C’est la question la plus difficile à résoudre. Il y a une « refascisation» organisée de la part des Blancs sud-africains depuis 1999.
Cela dit, au niveau symbolique, les drapeaux de l’apartheid ont complètement disparu, ce qui n’était pas le cas pendant un certain temps après 1994. Et l’hymne « Nkosi Sikele i Afrika » est chanté par la grande majorité de la jeune génération de Blancs. En termes de nouvelle nation sud-africaine, nous avons encore un long chemin à faire. Quant à la métaphore de la nation « arc-en-ciel », je dirai d’abord que l’arc-en-ciel est une illusion d’optique et, ensuite, que dans un arc-en-ciel chaque couleur reste à sa place. C’est une terrible analogie. Desmond Tutu aurait dû réfléchir avant de lancer cette idée.

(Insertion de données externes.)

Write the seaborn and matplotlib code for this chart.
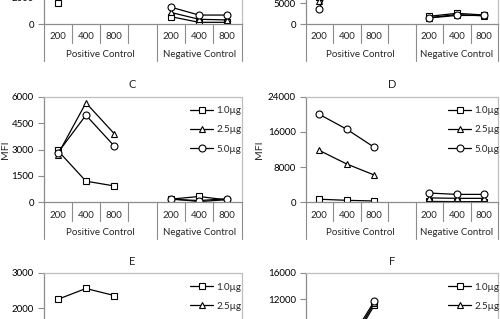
import matplotlib
matplotlib.use("Agg")
import matplotlib.pyplot as plt
import matplotlib.transforms as mtransforms
from matplotlib.lines import Line2D
import pandas as pd
import seaborn as sns

doses = ["1.0µg", "2.5µg", "5.0µg"]
ratios = ["200", "400", "800"]
groups = ["Positive Control", "Negative Control"]
dose_markers = ["s", "^", "o"]

# MFI per dose: (positive control 200/400/800, negative control 200/400/800)
panel_a = {
    "1.0µg": ([1600, 5200, 4600], [580, 150, 150]),
    "2.5µg": ([3500, 7000, 6000], [900, 380, 330]),
    "5.0µg": ([4500, 7500, 6500], [1300, 700, 700]),
}
panel_b = {
    "1.0µg": ([6500, 15000, 14000], [1900, 2600, 2200]),
    "2.5µg": ([5500, 17000, 16000], [1600, 2300, 2000]),
    "5.0µg": ([3700, 19000, 18000], [1500, 2100, 2100]),
}
panel_c = {
    "1.0µg": ([2950, 1200, 930], [180, 330, 130]),
    "2.5µg": ([2700, 5650, 3900], [200, 40, 150]),
    "5.0µg": ([2800, 4950, 3200], [170, 100, 200]),
}
panel_d = {
    "1.0µg": ([700, 450, 300], [200, 150, 150]),
    "2.5µg": ([11800, 8700, 6200], [1000, 900, 900]),
    "5.0µg": ([20000, 16600, 12500], [2100, 1800, 1800]),
}
panel_e = {
    "1.0µg": ([2250, 2560, 2360], [150, 120, 130]),
    "2.5µg": ([1300, 1500, 1400], [140, 110, 120]),
    "5.0µg": ([1000, 1200, 1100], [130, 100, 110]),
}
panel_f = {
    "1.0µg": ([1500, 4000, 11100], [300, 250, 250]),
    "2.5µg": ([2000, 4500, 11400], [350, 300, 300]),
    "5.0µg": ([2500, 5000, 11700], [400, 350, 350]),
}
titles = ["A", "B", "C", "D", "E", "F"]
y_ticks = [
    [0, 2000, 4000, 6000, 8000],
    [0, 5000, 10000, 15000, 20000, 25000],
    [0, 1500, 3000, 4500, 6000],
    [0, 8000, 16000, 24000],
    [0, 1000, 2000, 3000],
    [0, 4000, 8000, 12000, 16000],
]
panels = [panel_a, panel_b, panel_c, panel_d, panel_e, panel_f]

# layout in pixels of a 500x319 canvas
W, H = 500, 319
col_x = [(43.5, 241.5), (305.5, 498.0)]
row_top = [-81.3, 96.7, 273.0]
plot_h = 105.6
ylabel_x = [10, 264]
gray = "#8c8c8c"


def to_frame(panel):
    rows = []
    for dose in doses:
        pos_vals, neg_vals = panel[dose]
        for gi, vals in enumerate([pos_vals, neg_vals]):
            for ri, v in enumerate(vals):
                rows.append({"dose": dose, "group": groups[gi], "ratio": ratios[ri],
                             "slot": ri + 4 * gi, "MFI": v})
    return pd.DataFrame(rows)


def draw_categories(ax):
    px = 1 / plot_h
    trans = mtransforms.blended_transform_factory(ax.transData, ax.transAxes)
    for slot, lab in zip([0, 1, 2, 4, 5, 6], ratios * 2):
        ax.text(slot, -12.7 * px, lab, ha="center", va="center", fontsize=7, transform=trans)
    for b in [0.5, 1.5, 2.5, 4.5, 5.5]:
        ax.add_line(Line2D([b, b], [0, -18.7 * px], transform=trans, clip_on=False,
                           color=gray, lw=0.8))
    for b in [-0.5, 3.5, 6.5]:
        ax.add_line(Line2D([b, b], [0, -36.7 * px], transform=trans, clip_on=False,
                           color=gray, lw=0.8))
    ax.text(1.5, -30.5 * px, groups[0], ha="center", va="center", fontsize=7, transform=trans)
    ax.text(5.0, -30.5 * px, groups[1], ha="center", va="center", fontsize=7, transform=trans)


sns.set_theme(style="white")
plt.rcParams["font.family"] = ["Lato", "DejaVu Sans"]

fig = plt.figure(figsize=(W / 100, H / 100), dpi=100)

for i, panel in enumerate(panels):
    r, c = divmod(i, 2)
    x0, x1 = col_x[c]
    top = row_top[r]
    ax = fig.add_axes([x0 / W, (H - top - plot_h) / H, (x1 - x0) / W, plot_h / H])
    df = to_frame(panel)
    sns.lineplot(data=df, x="slot", y="MFI", hue="dose", style="dose", units="group",
                 estimator=None, sort=False, markers=dict(zip(doses, dose_markers)),
                 dashes=False, palette=dict(zip(doses, ["black"] * 3)), legend=False,
                 linewidth=0.9, markersize=5, markerfacecolor="white",
                 markeredgecolor="black", markeredgewidth=0.8, ax=ax)
    ax.set_xlim(-0.5, 6.5)
    ax.set_ylim(y_ticks[i][0], y_ticks[i][-1])
    ax.set_yticks(y_ticks[i])
    ax.set_xticks([])
    ax.set_xlabel("")
    ax.set_ylabel("MFI", fontsize=7.5)
    ax.yaxis.set_label_coords((ylabel_x[c] - x0) / (x1 - x0), 0.5)
    for side, sp in ax.spines.items():
        sp.set_color(gray if side in ("left", "bottom") else "#bfbfbf")
        sp.set_linewidth(0.9)
    ax.tick_params(axis="y", left=True, length=4, width=0.8, color=gray, labelsize=7,
                   pad=3, labelcolor="black")
    draw_categories(ax)
    ax.text(0.45, 1 + 11.7 / plot_h, titles[i], ha="center", va="center", fontsize=8,
            transform=ax.transAxes)
    handles = [Line2D([], [], color="black", lw=0.9, marker=m, markersize=5,
                      markerfacecolor="white", markeredgecolor="black", markeredgewidth=0.8)
               for m in dose_markers]
    ax.legend(handles, doses, loc="upper left", bbox_to_anchor=(0.74, 0.91), frameon=False,
              fontsize=7, handlelength=2.4, handletextpad=0.3, labelspacing=1.05,
              borderpad=0, borderaxespad=0)

fig.savefig("out.png", dpi=100)
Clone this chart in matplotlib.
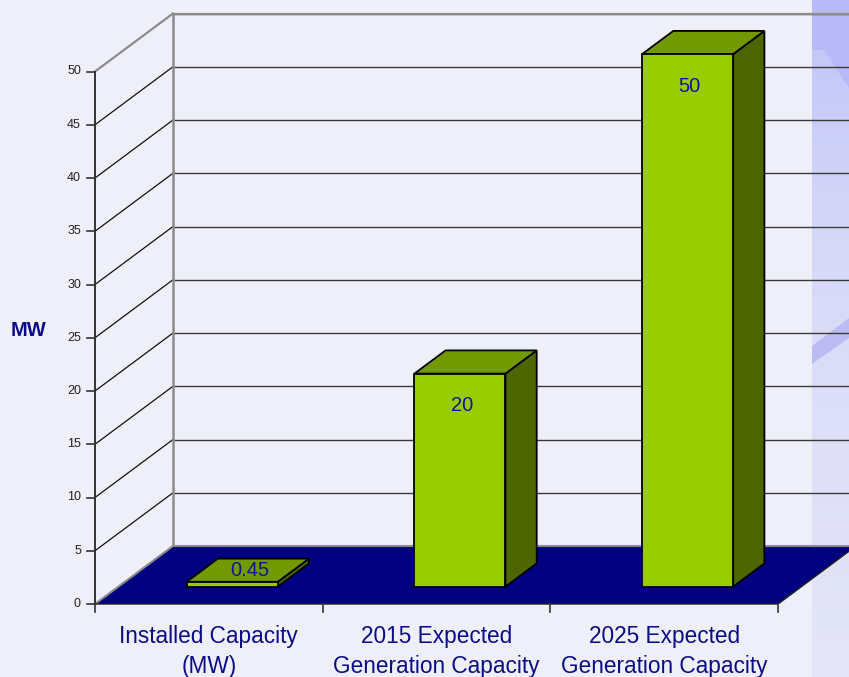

Sommes-nous loin des attentes du mouvement de libération d’avant 1994 ?

Nous avons aujourd’hui le pouvoir politique, les opportunités que nous n’avions pas avant, l’électricité, l’eau, les libertés, la citoyenneté…
Mais nous voulions plus. Nous voulions une société complètement différente, une société complètement libérée. Nous avons une égalité « légale », inscrite dans la Constitution, mais pas «réelle». Nous avons une démocratie formelle qui bien sûr est meilleure que le système d’apartheid mais nous voulions plus que ça. Cela est très frustrant pour les masses populaires pauvres qui ont beaucoup donné pour la lutte et vivent toujours dans des conditions très difficiles, malgré les progrès faits depuis 1994. Mais les Blancs n’étaient pas et ne sont toujours pas prêts à reconnaître que leur richesse, leur très haut niveau de vie, un des plus élevés au monde, étaient dus à l’apartheid. Ils ont organisé la résistance aux transformations, au BEE, à l’Affirmative Action. N’oublions pas qu' ils contrôlent toujours l’économie.
Nous avons encore un long chemin à faire, pour reprendre les mots de Nelson Mandela.